Picoplankton Bloom in Global South? A High Fraction of Aerobic Anoxygenic Phototrophic Bacteria in Metagenomes from a Coastal Bay (Arraial do Cabo--Brazil)

Abstract

Marine habitats harbor a great diversity of microorganism from the three domains of life, only a small fraction of which can be cultivated. Metagenomic approaches are increasingly popular for addressing microbial diversity without culture, serving as sensitive and relatively unbiased methods for identifying and cataloging the diversity of nucleic acid sequences derived from organisms in environmental samples. Aerobic anoxygenic phototrophic bacteria (AAP) play important roles in carbon and energy cycling in aquatic systems. In oceans, those bacteria are widely distributed; however, their abundance and importance are still poorly understood.

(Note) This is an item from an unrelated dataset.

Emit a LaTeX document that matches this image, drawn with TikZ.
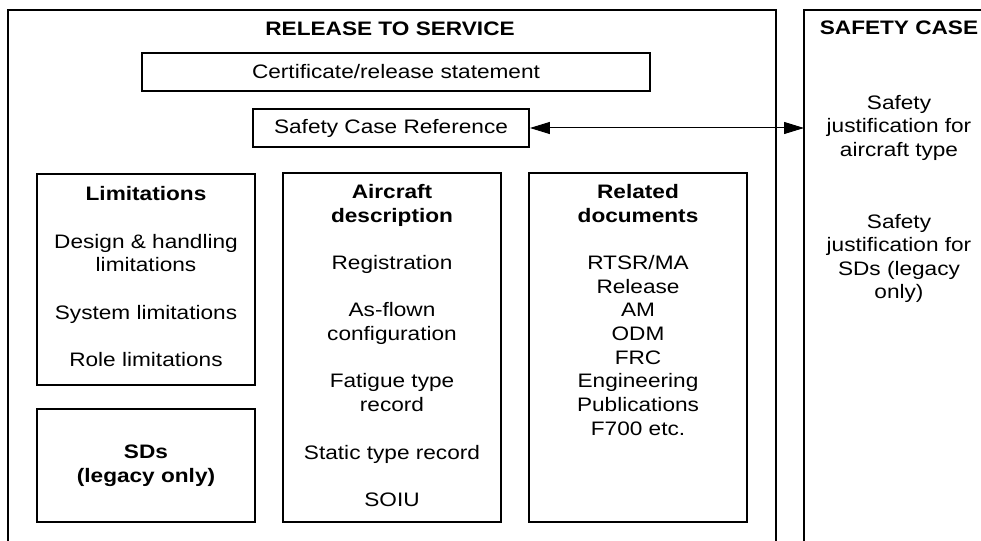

The aim of this study was to estimate abundance and diversity of AAPs in metagenomes from an upwelling affected coastal bay in Arraial do Cabo, Brazil, using in silico screening for the anoxygenic photosynthesis core genes. Metagenomes from the Global Ocean Sample Expedition (GOS) were screened for comparative purposes. AAPs were highly abundant in the free-living bacterial fraction from Arraial do Cabo: 23.88% of total bacterial cells, compared with 15% in the GOS dataset. Of the ten most AAP abundant samples from GOS, eight were collected close to the Equator where solar irradiation is high year-round. We were able to assign most retrieved sequences to phylo-groups, with a particularly high abundance of Roseobacter in Arraial do Cabo samples. The high abundance of AAP in this tropical bay may be related to the upwelling phenomenon and subsequent picoplankton bloom. These results suggest a link between upwelling and light abundance and demonstrate AAP even in oligotrophic tropical and subtropical environments. Longitudinal studies in the Arraial do Cabo region are warranted to understand the dynamics of AAP at different locations and seasons, and the ecological role of these unique bacteria for biogeochemical and energy cycling in the ocean.

FIG. 1.

Percent fraction of AAPs in ten samples of the GOS dataset with the highest AAP frequencies and our two samples from Arraial do Cabo (unassembled samples). Sample P, Arraial do Cabo; GS033, Punta Cormorant, Floreana Island (Hypersaline Lagoon); GS108b, Coccos Keeling, Inside Lagoon (>0.8 μm fraction); GS003, Browns Bank, Gulf of Maine; Sample E, Arraial do Cabo (>0.8 μm fraction); GS112, Indian Ocean; GS111, Indian Ocean; GS108a,Coccos Keeling, Inside Lagoon; GS117a, St. Anne Island, Seychelles; GS034, North Seamore Island (Galapagos); GS035, Wolf Island (Galapagos); and GS008, Newport Harbor, RI.

FIG. 2.

Percent fraction of AAPs in ORFs (calculated from “reads equivalents” of each ORF) from the selected ten samples of the GOS dataset and our two samples from Arraial do Cabo. Sample P (free-living), Arraial do Cabo; GS033, Punta Cormorant, Floreana Island (Hypersaline Lagoon); GS108b, Coccos Keeling, Inside Lagoon (0.8 μm fraction); GS003, Browns Bank, Gulf of Maine; Sample E (particle-associated), Arraial do Cabo (0.8 μm fraction); GS008, Newport Harbor, RI; GS117a, St. Anne Island, Seychelles; GS035, Wolf Island (Galapagos); GS112, Indian Ocean; GS111, Indian Ocean; GS108a, Coccos Keeling, Inside Lagoon; and GS034, North Seamore Island (Galapagos).

FIG. 3.

Worldwide distribution of sample sites of the ten GOS datasets with the highest AAP % fraction and the samples from Arraial do Cabo.

FIG. 4.

Phylogenetic tree of pufM genes from all ten GOS samples, our two Arraial do Cabo samples, and all reference sequences retrieved from NCBI and KEEG (KO). Only sequences with more than 700 nucleotides were used. The tree was obtained by Bayesian analysis on Mr Bayes 3.2, using the GTR model and gamma distribution. Two executions were carried out with four parallel chains and 10 millions of executions. The highlighted clades refer to the different AAP phylo-groups defined by Yutin et al., (2007).

FIG. 5.

Relative abundance of each phylo-group retrieved from the different analyzed metagenomic samples. Number of read equivalents for each obtained ORF was counted and percentages were calculated by using the classification of the phylogenetic tree generated by ARB.